» Task objective:
Begin with the first line below and retype each line exactly through the line containing "35, 40, 45];". Any pictures are to be left out.

start Dataset extract

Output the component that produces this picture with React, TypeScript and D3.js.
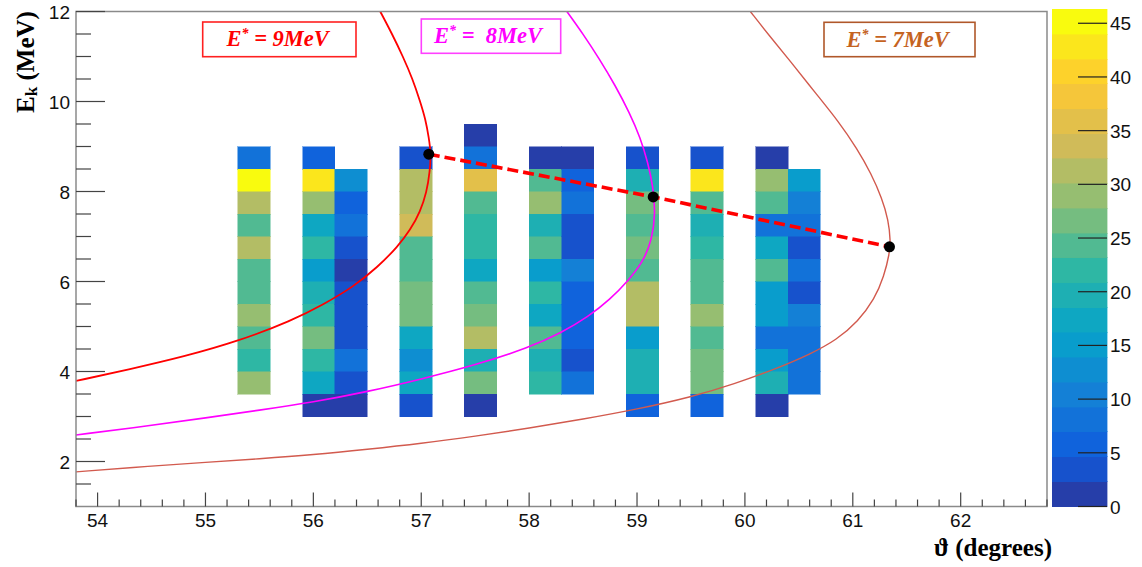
import React from "react";
import * as d3 from "d3";

const W = 1142;
const H = 567;

// ---- axis domains & ticks ----
const xDomain = [53.8, 62.8];
const yDomain = [1, 12];
const zMax = 46.3;
const nLevels = 20;
const xMajorTicks = [54, 55, 56, 57, 58, 59, 60, 61, 62];
const yMajorTicks = [2, 4, 6, 8, 10, 12];
const zTicks = [0, 5, 10, 15, 20, 25, 30, 35, 40, 45];

// ---- histogram (TH2) data: columns of 0.3 deg x 0.5 MeV bins, values listed top -> bottom ----
const binWidth = 0.3;
const binHeight = 0.5;
const columnStart = [55.3, 55.9, 56.2, 56.8, 57.4, 58.0, 58.3, 58.9, 59.5, 60.1, 60.4];
const columnTop = [9.0, 9.0, 8.5, 9.0, 9.5, 9.0, 9.0, 9.0, 9.0, 9.0, 8.5];
const colA = [8, 45, 31, 24, 31, 24, 24, 29, 24, 22, 29];
const colB = [6, 43, 29, 17, 22, 15, 20, 22, 26, 22, 17, 1];
const colC = [13, 6, 8, 3, 1, 3, 3, 3, 8, 3, 1];
const colD = [3, 31, 31, 33, 24, 24, 26, 26, 17, 13, 17, 3];
const colE = [1, 8, 36, 24, 22, 22, 17, 24, 26, 31, 20, 26, 1];
const colF = [1, 24, 29, 20, 24, 15, 22, 17, 24, 20, 22];
const colG = [1, 6, 8, 3, 3, 10, 6, 6, 6, 3, 8];
const colH = [3, 20, 26, 24, 26, 24, 31, 31, 15, 20, 20, 6];
const colI = [3, 43, 24, 20, 22, 24, 24, 29, 24, 26, 26, 6];
const colJ = [1, 29, 24, 8, 17, 24, 15, 15, 8, 15, 20, 1];
const colK = [15, 10, 7, 3, 8, 3, 10, 8, 8, 8];
const columnValues = [colA, colB, colC, colD, colE, colF, colG, colH, colI, colJ, colK];

// ---- kinematic curves (theta deg, E MeV) ----
const curve9 = [
  [53.8, 3.79], [54.3, 4.05], [54.8, 4.33], [55.3, 4.67], [55.8, 5.13], [56.1, 5.5],
  [56.37, 5.88], [56.6, 6.33], [56.78, 6.77], [56.9, 7.15], [56.99, 7.55], [57.05, 7.98],
  [57.08, 8.45], [57.09, 8.85], [57.07, 9.2], [57.04, 9.6], [56.99, 10.0], [56.92, 10.5],
  [56.83, 11.0], [56.73, 11.5], [56.62, 12.0],
];
const curve8 = [
  [53.8, 2.59], [54.5, 2.8], [55.0, 2.97], [55.5, 3.14], [56.0, 3.32], [56.5, 3.55],
  [57.0, 3.83], [57.5, 4.14], [58.0, 4.53], [58.3, 4.86], [58.55, 5.22], [58.75, 5.6],
  [58.92, 6.02], [59.06, 6.45], [59.14, 6.95], [59.17, 7.5], [59.15, 8.1], [59.1, 8.65],
  [59.03, 9.2], [58.93, 9.75], [58.8, 10.35], [58.65, 10.95], [58.5, 11.5], [58.35, 12.0],
];
const curve7 = [
  [53.8, 1.77], [54.5, 1.9], [55.0, 1.98], [55.5, 2.06], [56.0, 2.15], [56.5, 2.27],
  [57.0, 2.4], [57.5, 2.56], [58.0, 2.74], [58.5, 2.94], [59.0, 3.16], [59.5, 3.43],
  [59.9, 3.72], [60.3, 4.07], [60.6, 4.38], [60.85, 4.7], [61.05, 5.12], [61.2, 5.6],
  [61.29, 6.12], [61.34, 6.62], [61.35, 6.9], [61.33, 7.37], [61.27, 7.85], [61.17, 8.4],
  [61.04, 8.95], [60.87, 9.55], [60.65, 10.2], [60.42, 10.9], [60.23, 11.45], [60.05, 12.0],
];
const curveColors = ["#ff0000", "#ff00ff", "#d25a4e"];
const curveWidths = [1.8, 1.6, 1.4];

// ---- maxima points joined by the dashed line ----
const peakTheta = [57.07, 59.15, 61.34];
const peakE = [8.83, 7.88, 6.77];

// ---- legend labels ----
const legendNumbers = ["9", " 8", "7"];
const legendText = ["#ff0000", "#ff00ff", "#c5631f"];
const legendBorder = ["#ff2020", "#ff40ff", "#b0582a"];

// ---- ROOT kBird palette ----
const birdStops = [0, 0.125, 0.25, 0.375, 0.5, 0.625, 0.75, 0.875, 1];
const birdR = [0.2082, 0.0592, 0.078, 0.0232, 0.1802, 0.5301, 0.8186, 0.9956, 0.9764];
const birdG = [0.1664, 0.3599, 0.5041, 0.6419, 0.7178, 0.7492, 0.7328, 0.7862, 0.9832];
const birdB = [0.5293, 0.8684, 0.8385, 0.7914, 0.6425, 0.4662, 0.3499, 0.1968, 0.0539];
const rS = d3.scaleLinear().domain(birdStops).range(birdR);
const gS = d3.scaleLinear().domain(birdStops).range(birdG);
const bS = d3.scaleLinear().domain(birdStops).range(birdB);
const bird = (t: number) => d3.rgb(rS(t) * 255, gS(t) * 255, bS(t) * 255).formatHex();
const levelColor = (k: number) => bird((k + 0.99) / nLevels);
const valueColor = (v: number) => {
  const k = Math.max(0, Math.min(nLevels - 1, Math.floor(v / (zMax / nLevels))));
  return levelColor(k);
};

const SANS = "'Liberation Sans', Arial, Helvetica, sans-serif";
const SERIF = "'Liberation Serif', 'Times New Roman', serif";

export default function App() {
  const x = d3.scaleLinear().domain(xDomain).range([76, 1047]);
  const y = d3.scaleLinear().domain(yDomain).range([506.5, 11.5]);
  const z = d3.scaleLinear().domain([0, zMax]).range([506.5, 9.3]);

  const cells: { x0: number; y1: number; v: number }[] = [];
  columnValues.forEach((vals, ci) => {
    vals.forEach((v, ri) => {
      cells.push({ x0: columnStart[ci], y1: columnTop[ci] - ri * binHeight, v });
    });
  });

  const line = d3
    .line<number[]>()
    .x((d) => x(d[0]))
    .y((d) => y(d[1]))
    .curve(d3.curveBasis);

  const xMinor = d3
    .range(0, 46)
    .map((i) => Math.round((53.8 + i * 0.2) * 10) / 10)
    .filter((v) => v <= 62.8 && !xMajorTicks.includes(v));
  const yMinor = d3
    .range(0, 23)
    .map((i) => 1 + i * 0.5)
    .filter((v) => v > 1 && v < 12 && !yMajorTicks.includes(v));

  const peaks = peakTheta.map((t, i) => [t, peakE[i]]);
  const curves = [curve9, curve8, curve7];

  const boxes = [
    { x: 202.7, y: 22, w: 153.3, h: 34.7, tx: 226.5, ty: 46 },
    { x: 421.3, y: 19, w: 139.4, h: 34.3, tx: 434, ty: 43 },
    { x: 824, y: 22.3, w: 151, h: 34.4, tx: 846.5, ty: 46.5 },
  ];

  return (
    <svg width={W} height={H} style={{ position: "absolute", left: 0, top: 0, background: "#fff" }}>
      <rect x={0} y={0} width={W} height={H} fill="#fff" />
      <defs>
        <clipPath id="plotClip">
          <rect x={76} y={11.5} width={971} height={495} />
        </clipPath>
      </defs>

      {/* heatmap cells */}
      <g shapeRendering="crispEdges">
        {cells.map((c, i) => (
          <rect
            key={i}
            x={x(c.x0)}
            y={y(c.y1)}
            width={x(c.x0 + binWidth) - x(c.x0)}
            height={y(c.y1 - binHeight) - y(c.y1)}
            fill={valueColor(c.v)}
            stroke={valueColor(c.v)}
            strokeWidth={0.5}
          />
        ))}
      </g>

      {/* curves */}
      <g clipPath="url(#plotClip)" fill="none">
        {curves.map((c, i) => (
          <path key={i} d={line(c) || ""} stroke={curveColors[i]} strokeWidth={curveWidths[i]} />
        ))}
      </g>

      {/* dashed line + points */}
      <path
        d={d3.line<number[]>().x((d) => x(d[0])).y((d) => y(d[1]))(peaks) || ""}
        fill="none"
        stroke="#ff0000"
        strokeWidth={3.6}
        strokeDasharray="11 5"
      />
      {peaks.map((p, i) => (
        <circle key={i} cx={x(p[0])} cy={y(p[1])} r={5.5} fill="#000" />
      ))}

      {/* legend boxes */}
      {boxes.map((b, i) => (
        <g key={i}>
          <rect x={b.x} y={b.y} width={b.w} height={b.h} fill="#fff" stroke={legendBorder[i]} strokeWidth={1.6} />
          <text
            x={b.tx}
            y={b.ty}
            fill={legendText[i]}
            fontFamily={SERIF}
            fontWeight="bold"
            fontStyle="italic"
            fontSize={22.5}
            style={{ whiteSpace: "pre" }}
          >
            <tspan>E</tspan>
            <tspan dy={-8} fontSize={14}>*</tspan>
            <tspan dy={8}>{" = " + legendNumbers[i]}</tspan>
            <tspan>MeV</tspan>
          </text>
        </g>
      ))}

      {/* frame */}
      <rect x={76} y={11.5} width={971} height={495} fill="none" stroke="#8a8a8a" strokeWidth={1.5} />

      {/* ticks */}
      <g stroke="#444" strokeWidth={1.2}>
        {xMajorTicks.map((t) => (
          <line key={"xM" + t} x1={x(t)} x2={x(t)} y1={506.5} y2={492.5} />
        ))}
        {xMinor.map((t) => (
          <line key={"xm" + t} x1={x(t)} x2={x(t)} y1={506.5} y2={499.5} />
        ))}
        {yMajorTicks.map((t) => (
          <line key={"yM" + t} x1={76} x2={105} y1={y(t)} y2={y(t)} />
        ))}
        {yMinor.map((t) => (
          <line key={"ym" + t} x1={76} x2={91} y1={y(t)} y2={y(t)} />
        ))}
      </g>
      <g fontFamily={SANS} fontSize={19} fill="#111">
        {xMajorTicks.map((t) => (
          <text key={"xl" + t} x={x(t)} y={527} textAnchor="middle">
            {t}
          </text>
        ))}
        {yMajorTicks.map((t) => (
          <text key={"yl" + t} x={70} y={y(t) + 7} textAnchor="end">
            {t}
          </text>
        ))}
      </g>

      {/* axis titles */}
      <text
        transform="translate(34,62) rotate(-90)"
        textAnchor="middle"
        fontFamily={SERIF}
        fontWeight="bold"
        fontSize={25}
        fill="#000"
      >
        E<tspan fontSize={17} dy={3}>k</tspan>
        <tspan dy={-3}> (MeV)</tspan>
      </text>
      <text x={1052} y={556} textAnchor="end" fontFamily={SERIF} fontWeight="bold" fontSize={25} fill="#000">
        ϑ (degrees)
      </text>

      {/* color bar */}
      <g shapeRendering="crispEdges">
        {d3.range(nLevels).map((k) => {
          const v0 = (k * zMax) / nLevels;
          const v1 = ((k + 1) * zMax) / nLevels;
          return (
            <rect
              key={k}
              x={1052}
              y={z(v1)}
              width={55}
              height={z(v0) - z(v1)}
              fill={levelColor(k)}
              stroke={levelColor(k)}
              strokeWidth={0.4}
            />
          );
        })}
      </g>
      <g stroke="#222" strokeWidth={1.2}>
        {zTicks.map((t) => (
          <line key={"zt" + t} x1={1078} x2={1107} y1={z(t)} y2={z(t)} />
        ))}
      </g>
      <g fontFamily={SANS} fontSize={19} fill="#111">
        {zTicks.map((t) => (
          <text key={"zl" + t} x={1110} y={z(t) + 7}>
            {t}
          </text>
        ))}
      </g>
    </svg>
  );
}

end Dataset extract

» Solution to this exercise:
Output the component that produces this picture with React, TypeScript and D3.js.
import React from "react";
import * as d3 from "d3";

const W = 1142;
const H = 567;

// ---- axis domains & ticks ----
const xDomain = [53.8, 62.8];
const yDomain = [1, 12];
const zMax = 46.3;
const nLevels = 20;
const xMajorTicks = [54, 55, 56, 57, 58, 59, 60, 61, 62];
const yMajorTicks = [2, 4, 6, 8, 10, 12];
const zTicks = [0, 5, 10, 15, 20, 25, 30, 35, 40, 45];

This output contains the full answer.